DESCRIPTION OF THE TASK: Below is a listing; print exactly its lines from the one containing "Generate a Python" down to the one containing "rate_values = [21, 64, 14, 0, 0]", both inclusive, with every picture left out.

** START OF RECORDS FOR THE TASK **

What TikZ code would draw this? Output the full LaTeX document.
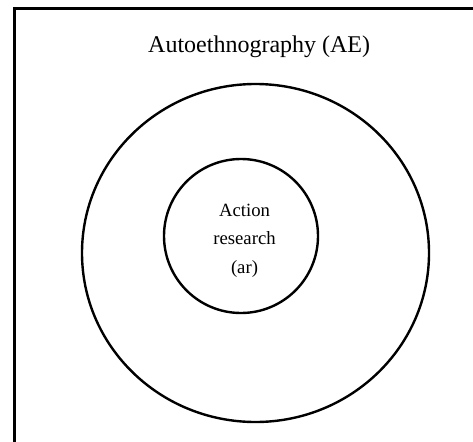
\documentclass[tikz,border=0pt]{standalone}
\usepackage{fontspec}
\setmainfont{Liberation Serif}
\begin{document}
\begin{tikzpicture}[x=1pt,y=1pt,
  ring/.style={draw=black,line width=2.4pt},
  frame/.style={draw=black,line width=2.6pt}]
\useasboundingbox (0,0) rectangle (473,-441);
\clip (0,0) rectangle (473,-441);
\draw[frame] (14.5,-8.5) rectangle (520,-520);
\draw[ring] (255.5,-253) ellipse [x radius=173.5, y radius=169];
\draw[ring] (241,-236) circle [radius=77];
\node[anchor=base west,inner sep=0pt,font=\fontsize{24}{28}\selectfont] (title) at (148,-53) {Autoethnography (AE)};
\node[align=center,inner sep=0pt,font=\fontsize{18.7}{28.5}\selectfont] (inner) at (244.5,-240.5) {Action\\research\\(ar)};
\end{tikzpicture}
\end{document}
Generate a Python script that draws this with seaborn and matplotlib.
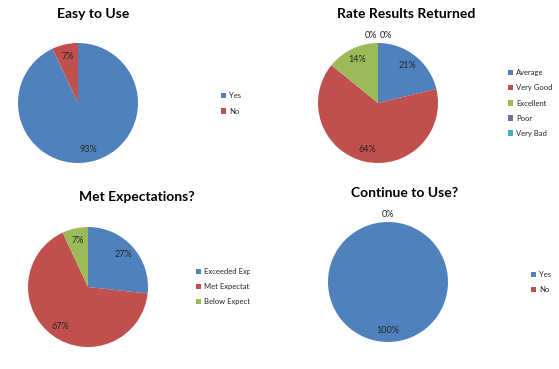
import numpy as np
import matplotlib
matplotlib.use('Agg')
import matplotlib.pyplot as plt
from matplotlib.transforms import Bbox
import seaborn as sns

# Данные
easy_labels = ['Yes', 'No']
easy_values = [93, 7]

rate_labels = ['Average', 'Very Good', 'Excellent', 'Poor', 'Very Bad']
rate_values = [21, 64, 14, 0, 0]

met_labels = ['Exceeded Expectations', 'Met Expectations', 'Below Expectations']
met_values = [27, 67, 7]

cont_labels = ['Yes', 'No']
cont_values = [100, 0]

# Стиль
sns.set_theme(style='white')
plt.rcParams['font.family'] = ['Lato', 'DejaVu Sans']
PALETTE = sns.color_palette(['#4F81BD', '#C0504D', '#9BBB59', '#8064A2', '#4BACC6'])

W, H = 559, 369
fig = plt.figure(figsize=(W / 100, H / 100), dpi=100)
fig.patch.set_facecolor('white')


def fx(px):
    return px / W


def fy(py):
    return 1 - py / H


def draw_pie(values, labels, title, center, title_pos, legend_pos, clip_x=None):
    cx, cy = center
    r = 60
    ax = fig.add_axes([fx(cx - r), fy(cy + r), 2 * r / W, 2 * r / H])
    wedges, _ = ax.pie(values, colors=PALETTE[:len(values)], startangle=90,
                       counterclock=False, radius=1,
                       wedgeprops=dict(linewidth=0))
    ax.set_xlim(-1, 1)
    ax.set_ylim(-1, 1)
    ax.set_aspect('equal')
    ax.axis('off')

    # подписи процентов
    zeros = [i for i, v in enumerate(values) if v == 0]
    for i, (w, v) in enumerate(zip(wedges, values)):
        ang = np.deg2rad((w.theta1 + w.theta2) / 2)
        dist = 0.8 if v > 0 else 1.13
        x, y = dist * np.cos(ang), dist * np.sin(ang)
        if v == 0 and len(zeros) > 1:
            x += -0.11 if zeros.index(i) == 0 else 0.13
        ax.text(x, y, f'{v}%', ha='center', va='center', fontsize=6.5,
                color='#262626')

    fig.text(fx(title_pos[0]), fy(title_pos[1]), title, ha='center',
             va='baseline', fontsize=10, fontweight='bold', color='black')

    leg = ax.legend(wedges, labels, loc='center left',
                    bbox_to_anchor=(fx(legend_pos[0]), fy(legend_pos[1])),
                    bbox_transform=fig.transFigure, frameon=False,
                    fontsize=5.5, handlelength=0.7, handleheight=0.7,
                    handletextpad=0.4, labelspacing=1.05,
                    borderpad=0, borderaxespad=0)
    for t in leg.get_texts():
        t.set_color('#262626')
        if clip_x is not None:
            t.set_clip_box(Bbox.from_extents(0, 0, clip_x, H))
            t.set_clip_on(True)


draw_pie(easy_values, easy_labels, 'Easy to Use', (78, 103), (93, 18), (221, 103.5))
draw_pie(rate_values, rate_labels, 'Rate Results Returned', (378, 103), (406, 18), (508, 103))
draw_pie(met_values, met_labels, 'Met Expectations?', (88, 287), (137, 201), (196, 286.5),
         clip_x=250)
draw_pie(cont_values, cont_labels, 'Continue to Use?', (388, 282), (405, 197), (531, 282))

plt.savefig('out.png', dpi=100)
plt.close()
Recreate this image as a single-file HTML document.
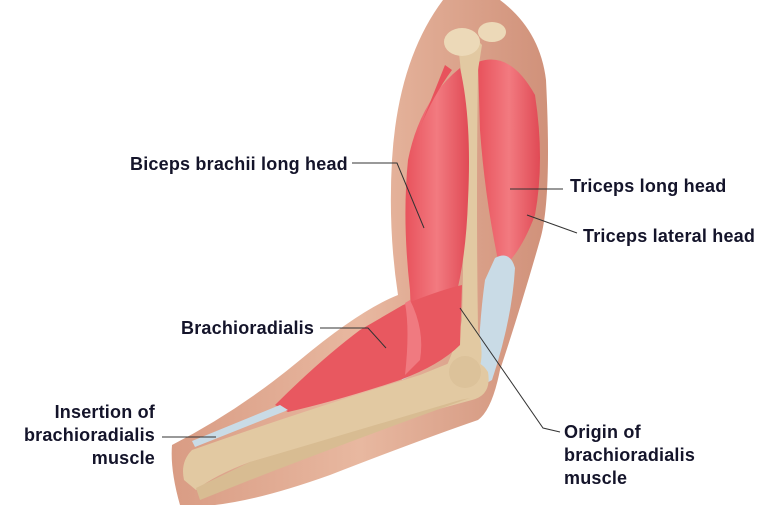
<!DOCTYPE html>
<html><head><meta charset="utf-8"><style>
html,body{margin:0;padding:0;background:#fff;}
svg{display:block;}
text{font-family:"Liberation Sans",Arial,sans-serif;font-weight:bold;font-size:18px;fill:#14142a;letter-spacing:0.2px;}
</style></head><body>
<svg width="768" height="532" viewBox="0 0 768 532" xmlns="http://www.w3.org/2000/svg">
<defs>
<linearGradient id="sk" x1="0" y1="0" x2="1" y2="0"><stop offset="0" stop-color="#d99c84"/><stop offset="0.5" stop-color="#e8b8a0"/><stop offset="1" stop-color="#d0917a"/></linearGradient>
<linearGradient id="mu" x1="0" y1="0" x2="1" y2="0"><stop offset="0" stop-color="#e8525c"/><stop offset="0.5" stop-color="#f27a80"/><stop offset="1" stop-color="#e04a55"/></linearGradient>
</defs>
<path d="M443,0 L500,0 Q540,30 546,80 Q552,200 540,240 Q520,310 500,370 Q492,410 478,420 Q420,440 330,475 Q260,500 215,505 L180,505 Q170,470 172,445 Q240,410 300,360 Q360,310 398,295 Q388,230 392,160 Q398,60 443,0 Z" fill="url(#sk)"/>
<path d="M478,62 Q510,50 535,95 Q545,160 535,215 Q520,255 500,270 Q485,200 480,130 Z" fill="url(#mu)"/>
<path d="M495,258 Q510,250 515,268 Q512,320 492,380 L478,388 Q478,330 485,280 Z" fill="#c9dbe6"/>
<path d="M458,45 Q470,30 482,45 L478,70 Q476,200 478,330 Q488,365 470,385 Q450,392 445,370 Q458,340 462,320 Q465,200 462,80 Z" fill="#e2c9a2"/>
<ellipse cx="462" cy="42" rx="18" ry="14" fill="#ecd9b8"/>
<ellipse cx="492" cy="32" rx="14" ry="10" fill="#ecd9b8"/>
<path d="M460,68 Q472,120 468,200 Q465,290 440,340 Q420,365 405,372 Q412,330 410,290 Q402,220 408,160 Q420,100 460,68 Z" fill="url(#mu)"/>
<path d="M445,65 L452,70 Q430,100 415,140 Z" fill="#e8525c"/>
<path d="M405,372 L420,340 L418,372 L402,380 Z" fill="#c9dbe6"/>
<path d="M403,305 Q440,290 462,285 L460,345 Q440,365 400,380 Q340,400 288,412 L275,405 Q320,360 360,330 Z" fill="#e85860"/>
<path d="M410,300 Q425,330 420,360 L405,375 Q410,330 405,303 Z" fill="#f07a80"/>
<path d="M452,362 Q478,355 488,372 Q492,395 472,400 Q380,425 250,462 Q215,475 196,490 L184,480 Q180,462 192,450 Q300,412 420,375 Z" fill="#e2c9a2"/>
<path d="M470,398 Q380,430 250,480 L200,500 L196,488 L250,462 L460,400 Z" fill="#d8bc92"/>
<circle cx="465" cy="372" r="16" fill="#dcc29a"/>
<path d="M288,410 L195,447 L192,441 L280,405 Z" fill="#c9dbe6"/>
<g stroke="#333" stroke-width="1" fill="none">
<polyline points="352,163 397,163 424,228"/>
<line x1="510" y1="189" x2="563" y2="189"/>
<line x1="527" y1="215" x2="577" y2="233"/>
<polyline points="320,328 368,328 386,348"/>
<line x1="162" y1="437" x2="216" y2="437"/>
<polyline points="460,308 543,428 560,432"/>
</g>
<text x="130" y="170">Biceps brachii long head</text>
<text x="570" y="192">Triceps long head</text>
<text x="583" y="242">Triceps lateral head</text>
<text x="181" y="334">Brachioradialis</text>
<text x="155" y="418" text-anchor="end">Insertion of</text>
<text x="155" y="441" text-anchor="end">brachioradialis</text>
<text x="155" y="464" text-anchor="end">muscle</text>
<text x="564" y="438">Origin of</text>
<text x="564" y="461">brachioradialis</text>
<text x="564" y="484">muscle</text>
</svg>
</body></html>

** END OF RECORDS FOR THE TASK **

RESPONSE TO THIS EXERCISE:
Generate a Python script that draws this with seaborn and matplotlib.
import numpy as np
import matplotlib
matplotlib.use('Agg')
import matplotlib.pyplot as plt
from matplotlib.transforms import Bbox
import seaborn as sns

# Данные
easy_labels = ['Yes', 'No']
easy_values = [93, 7]

rate_labels = ['Average', 'Very Good', 'Excellent', 'Poor', 'Very Bad']
rate_values = [21, 64, 14, 0, 0]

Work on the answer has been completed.